A gente fazia um projeto lá no
Palmital que foi assim. Não existia PVD lá ainda, eu trabalhava com análise
criminal e observei que nós estávamos com altos índices de violência contra a
mulher. Falei com o comandante que eu gostaria de visitar essas mulheres. Ele
falou que eu poderia ir. Aí eu fui com o Capitão. Quando chegamos na casa de
determinadas mulheres, a gente via que muitas vezes a mulher não tinha emprego,
era dependente financeiramente, ou psicologicamente. Então eu fui na igreja,
conversei com o padre, dizendo que eu era especialista em gastronomia e que precisava de usar a cozinha. Ele perguntou o porquê, e eu disse que tinha um
projeto para ajudar as mulheres vítimas de violência, que iria ensiná-las a cozinhar. Fui a hotéis e motéis da
região para pedir uma vaga de estágio pra essas mulheres. Algumas dessas
mulheres trabalham nesses hotéis até hoje. Então, o que que precisa? De um
incentivo. Perguntar: qual é o seu potencial? Essa pessoa certamente tem algum potencial.

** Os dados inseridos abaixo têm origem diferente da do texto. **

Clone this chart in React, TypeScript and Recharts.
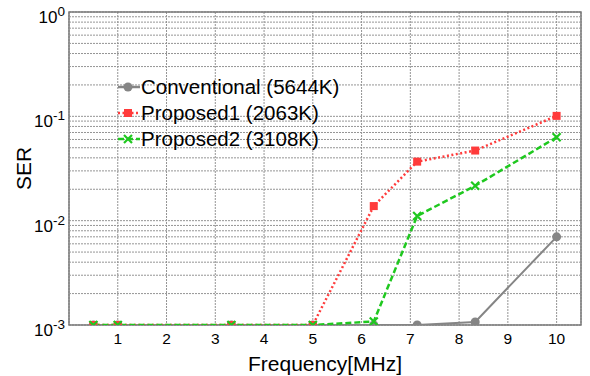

11- Muito obrigada, Sgt Sandra, por compartilhar um pouco da sua
experiência conosco! Ficamos muito satisfeitas com essa entrevista e desejamos
muito sucesso na sua nova carreira!
Além de todas as formações mencionadas durante a entrevista, a Sgt. Sandra também é historiadora e autora do livro "Ser mulher e policial", lançado em 2021. Mesmo após sua saída da PM, ela continua dedicando sua experiência e habilidades para apoiar diversas atividades realizadas na Instituição. Nesse ano, por exemplo, a Sgt. Sandra realizou o trabalho de restauração da bandeira da primeira Companhia de Polícia Feminina da PMMG, um dos itens de acervo que farão parte da exposição histórica em comemoração aos 248 anos da PMMG.
Gostaríamos de registrar toda nossa gratidão à Sgt. Sandra e a todos os veteranos e veteranas que sempre honraram o compromisso da PMMG com a segurança! É devido a homens e mulheres como os senhores que a PMMG completa 248 anos como uma das mais sólidas e respeitadas Instituições do país!